[Entries with chart source code]:
(begin)
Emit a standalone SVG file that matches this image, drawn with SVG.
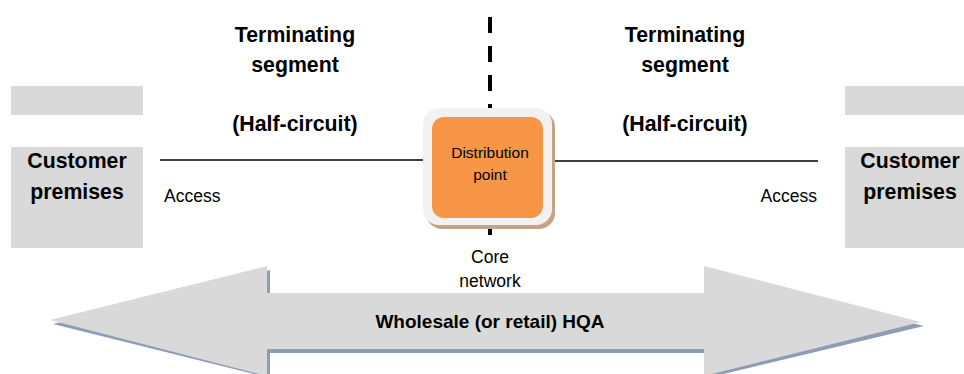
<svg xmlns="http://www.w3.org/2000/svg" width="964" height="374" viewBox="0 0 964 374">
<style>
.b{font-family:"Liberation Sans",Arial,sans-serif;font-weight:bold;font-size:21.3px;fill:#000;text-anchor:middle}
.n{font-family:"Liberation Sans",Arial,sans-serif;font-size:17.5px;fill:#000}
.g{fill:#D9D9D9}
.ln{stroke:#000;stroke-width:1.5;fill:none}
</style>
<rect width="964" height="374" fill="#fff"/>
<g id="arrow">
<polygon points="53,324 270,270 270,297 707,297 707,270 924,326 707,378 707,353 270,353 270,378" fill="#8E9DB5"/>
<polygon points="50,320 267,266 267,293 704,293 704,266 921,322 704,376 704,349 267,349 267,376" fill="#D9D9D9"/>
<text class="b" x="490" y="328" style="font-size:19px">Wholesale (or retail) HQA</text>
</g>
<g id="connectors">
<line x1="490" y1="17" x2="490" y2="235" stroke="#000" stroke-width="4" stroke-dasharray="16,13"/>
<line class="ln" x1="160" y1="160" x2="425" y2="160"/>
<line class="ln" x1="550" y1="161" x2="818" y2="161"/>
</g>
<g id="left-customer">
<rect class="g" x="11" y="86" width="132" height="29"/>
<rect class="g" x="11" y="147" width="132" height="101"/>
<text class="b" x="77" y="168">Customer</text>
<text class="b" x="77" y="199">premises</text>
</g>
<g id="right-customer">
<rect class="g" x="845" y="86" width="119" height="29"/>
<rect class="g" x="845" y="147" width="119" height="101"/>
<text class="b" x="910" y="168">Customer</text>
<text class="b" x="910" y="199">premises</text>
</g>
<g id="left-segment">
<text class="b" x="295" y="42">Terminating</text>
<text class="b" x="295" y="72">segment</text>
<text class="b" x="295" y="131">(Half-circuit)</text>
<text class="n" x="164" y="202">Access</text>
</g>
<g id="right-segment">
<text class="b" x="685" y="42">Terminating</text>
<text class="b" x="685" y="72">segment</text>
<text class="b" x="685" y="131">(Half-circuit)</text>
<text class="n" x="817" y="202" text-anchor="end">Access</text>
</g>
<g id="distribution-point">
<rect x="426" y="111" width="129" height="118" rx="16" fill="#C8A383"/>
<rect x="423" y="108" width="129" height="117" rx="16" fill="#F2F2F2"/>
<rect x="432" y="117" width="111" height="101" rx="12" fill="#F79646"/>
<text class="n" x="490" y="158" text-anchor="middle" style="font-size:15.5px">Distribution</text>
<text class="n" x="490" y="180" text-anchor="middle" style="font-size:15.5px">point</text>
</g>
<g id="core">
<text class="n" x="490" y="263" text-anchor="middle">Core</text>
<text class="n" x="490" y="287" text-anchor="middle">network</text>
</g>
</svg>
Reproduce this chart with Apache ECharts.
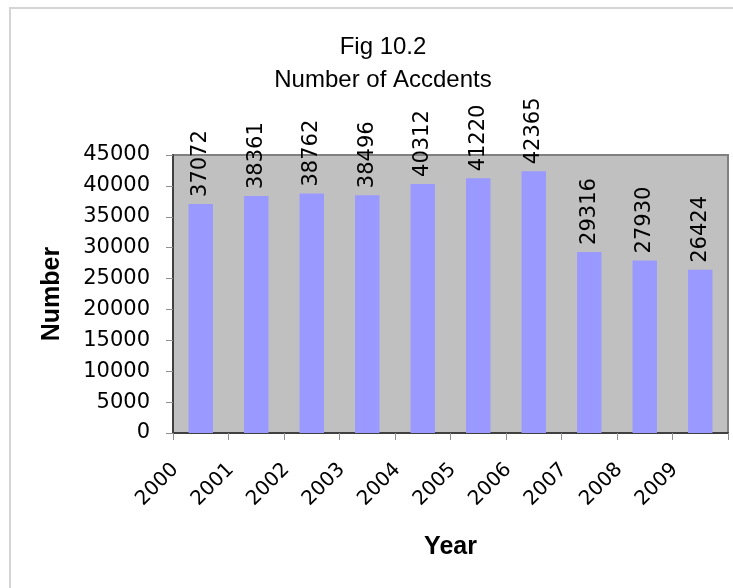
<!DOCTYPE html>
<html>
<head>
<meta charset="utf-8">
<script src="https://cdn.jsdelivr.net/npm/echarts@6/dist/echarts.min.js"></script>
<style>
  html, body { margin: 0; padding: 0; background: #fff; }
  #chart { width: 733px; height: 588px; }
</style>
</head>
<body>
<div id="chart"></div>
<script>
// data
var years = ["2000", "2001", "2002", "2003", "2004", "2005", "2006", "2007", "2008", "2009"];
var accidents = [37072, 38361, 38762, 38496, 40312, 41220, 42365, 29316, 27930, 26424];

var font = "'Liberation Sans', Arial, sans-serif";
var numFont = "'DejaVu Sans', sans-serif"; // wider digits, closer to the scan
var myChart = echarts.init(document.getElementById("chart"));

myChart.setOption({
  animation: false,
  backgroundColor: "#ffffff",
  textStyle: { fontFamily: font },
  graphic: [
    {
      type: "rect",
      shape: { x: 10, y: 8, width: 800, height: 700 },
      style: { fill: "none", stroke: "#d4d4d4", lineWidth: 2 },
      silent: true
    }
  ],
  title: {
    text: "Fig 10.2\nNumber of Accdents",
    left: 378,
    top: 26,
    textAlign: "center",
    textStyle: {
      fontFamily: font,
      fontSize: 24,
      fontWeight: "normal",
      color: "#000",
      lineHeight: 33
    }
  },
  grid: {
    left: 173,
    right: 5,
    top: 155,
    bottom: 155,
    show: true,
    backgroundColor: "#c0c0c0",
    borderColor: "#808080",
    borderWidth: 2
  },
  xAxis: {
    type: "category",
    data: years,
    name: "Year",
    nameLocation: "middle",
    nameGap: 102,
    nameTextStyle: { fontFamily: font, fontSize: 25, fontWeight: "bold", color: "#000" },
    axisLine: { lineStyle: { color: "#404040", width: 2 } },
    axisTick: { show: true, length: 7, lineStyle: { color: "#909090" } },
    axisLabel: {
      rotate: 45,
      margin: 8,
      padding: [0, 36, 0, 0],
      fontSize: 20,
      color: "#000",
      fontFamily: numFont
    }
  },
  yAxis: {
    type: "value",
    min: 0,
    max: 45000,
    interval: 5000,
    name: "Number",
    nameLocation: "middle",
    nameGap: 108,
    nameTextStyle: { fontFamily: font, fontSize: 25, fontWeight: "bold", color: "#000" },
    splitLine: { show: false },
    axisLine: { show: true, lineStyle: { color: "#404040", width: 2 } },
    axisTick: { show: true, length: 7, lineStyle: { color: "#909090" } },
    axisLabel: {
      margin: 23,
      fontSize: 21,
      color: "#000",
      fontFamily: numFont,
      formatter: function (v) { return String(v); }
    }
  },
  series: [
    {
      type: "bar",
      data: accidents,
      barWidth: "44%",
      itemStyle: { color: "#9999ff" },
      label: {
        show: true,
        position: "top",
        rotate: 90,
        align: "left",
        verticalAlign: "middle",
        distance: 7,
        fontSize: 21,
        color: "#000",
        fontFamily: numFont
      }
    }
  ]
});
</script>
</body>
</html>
(end)
[TO DO]:
Give every record back exactly as it reads, with no images.

[SOLUTION TO THIS PROBLEM]:
Emit a standalone SVG file that matches this image, drawn with SVG.
<svg xmlns="http://www.w3.org/2000/svg" width="964" height="374" viewBox="0 0 964 374">
<style>
.b{font-family:"Liberation Sans",Arial,sans-serif;font-weight:bold;font-size:21.3px;fill:#000;text-anchor:middle}
.n{font-family:"Liberation Sans",Arial,sans-serif;font-size:17.5px;fill:#000}
.g{fill:#D9D9D9}
.ln{stroke:#000;stroke-width:1.5;fill:none}
</style>
<rect width="964" height="374" fill="#fff"/>
<g id="arrow">
<polygon points="53,324 270,270 270,297 707,297 707,270 924,326 707,378 707,353 270,353 270,378" fill="#8E9DB5"/>
<polygon points="50,320 267,266 267,293 704,293 704,266 921,322 704,376 704,349 267,349 267,376" fill="#D9D9D9"/>
<text class="b" x="490" y="328" style="font-size:19px">Wholesale (or retail) HQA</text>
</g>
<g id="connectors">
<line x1="490" y1="17" x2="490" y2="235" stroke="#000" stroke-width="4" stroke-dasharray="16,13"/>
<line class="ln" x1="160" y1="160" x2="425" y2="160"/>
<line class="ln" x1="550" y1="161" x2="818" y2="161"/>
</g>
<g id="left-customer">
<rect class="g" x="11" y="86" width="132" height="29"/>
<rect class="g" x="11" y="147" width="132" height="101"/>
<text class="b" x="77" y="168">Customer</text>
<text class="b" x="77" y="199">premises</text>
</g>
<g id="right-customer">
<rect class="g" x="845" y="86" width="119" height="29"/>
<rect class="g" x="845" y="147" width="119" height="101"/>
<text class="b" x="910" y="168">Customer</text>
<text class="b" x="910" y="199">premises</text>
</g>
<g id="left-segment">
<text class="b" x="295" y="42">Terminating</text>
<text class="b" x="295" y="72">segment</text>
<text class="b" x="295" y="131">(Half-circuit)</text>
<text class="n" x="164" y="202">Access</text>
</g>
<g id="right-segment">
<text class="b" x="685" y="42">Terminating</text>
<text class="b" x="685" y="72">segment</text>
<text class="b" x="685" y="131">(Half-circuit)</text>
<text class="n" x="817" y="202" text-anchor="end">Access</text>
</g>
<g id="distribution-point">
<rect x="426" y="111" width="129" height="118" rx="16" fill="#C8A383"/>
<rect x="423" y="108" width="129" height="117" rx="16" fill="#F2F2F2"/>
<rect x="432" y="117" width="111" height="101" rx="12" fill="#F79646"/>
<text class="n" x="490" y="158" text-anchor="middle" style="font-size:15.5px">Distribution</text>
<text class="n" x="490" y="180" text-anchor="middle" style="font-size:15.5px">point</text>
</g>
<g id="core">
<text class="n" x="490" y="263" text-anchor="middle">Core</text>
<text class="n" x="490" y="287" text-anchor="middle">network</text>
</g>
</svg>
Reproduce this chart with Apache ECharts.
<!DOCTYPE html>
<html>
<head>
<meta charset="utf-8">
<script src="https://cdn.jsdelivr.net/npm/echarts@6/dist/echarts.min.js"></script>
<style>
  html, body { margin: 0; padding: 0; background: #fff; }
  #chart { width: 733px; height: 588px; }
</style>
</head>
<body>
<div id="chart"></div>
<script>
// data
var years = ["2000", "2001", "2002", "2003", "2004", "2005", "2006", "2007", "2008", "2009"];
var accidents = [37072, 38361, 38762, 38496, 40312, 41220, 42365, 29316, 27930, 26424];

var font = "'Liberation Sans', Arial, sans-serif";
var numFont = "'DejaVu Sans', sans-serif"; // wider digits, closer to the scan
var myChart = echarts.init(document.getElementById("chart"));

myChart.setOption({
  animation: false,
  backgroundColor: "#ffffff",
  textStyle: { fontFamily: font },
  graphic: [
    {
      type: "rect",
      shape: { x: 10, y: 8, width: 800, height: 700 },
      style: { fill: "none", stroke: "#d4d4d4", lineWidth: 2 },
      silent: true
    }
  ],
  title: {
    text: "Fig 10.2\nNumber of Accdents",
    left: 378,
    top: 26,
    textAlign: "center",
    textStyle: {
      fontFamily: font,
      fontSize: 24,
      fontWeight: "normal",
      color: "#000",
      lineHeight: 33
    }
  },
  grid: {
    left: 173,
    right: 5,
    top: 155,
    bottom: 155,
    show: true,
    backgroundColor: "#c0c0c0",
    borderColor: "#808080",
    borderWidth: 2
  },
  xAxis: {
    type: "category",
    data: years,
    name: "Year",
    nameLocation: "middle",
    nameGap: 102,
    nameTextStyle: { fontFamily: font, fontSize: 25, fontWeight: "bold", color: "#000" },
    axisLine: { lineStyle: { color: "#404040", width: 2 } },
    axisTick: { show: true, length: 7, lineStyle: { color: "#909090" } },
    axisLabel: {
      rotate: 45,
      margin: 8,
      padding: [0, 36, 0, 0],
      fontSize: 20,
      color: "#000",
      fontFamily: numFont
    }
  },
  yAxis: {
    type: "value",
    min: 0,
    max: 45000,
    interval: 5000,
    name: "Number",
    nameLocation: "middle",
    nameGap: 108,
    nameTextStyle: { fontFamily: font, fontSize: 25, fontWeight: "bold", color: "#000" },
    splitLine: { show: false },
    axisLine: { show: true, lineStyle: { color: "#404040", width: 2 } },
    axisTick: { show: true, length: 7, lineStyle: { color: "#909090" } },
    axisLabel: {
      margin: 23,
      fontSize: 21,
      color: "#000",
      fontFamily: numFont,
      formatter: function (v) { return String(v); }
    }
  },
  series: [
    {
      type: "bar",
      data: accidents,
      barWidth: "44%",
      itemStyle: { color: "#9999ff" },
      label: {
        show: true,
        position: "top",
        rotate: 90,
        align: "left",
        verticalAlign: "middle",
        distance: 7,
        fontSize: 21,
        color: "#000",
        fontFamily: numFont
      }
    }
  ]
});
</script>
</body>
</html>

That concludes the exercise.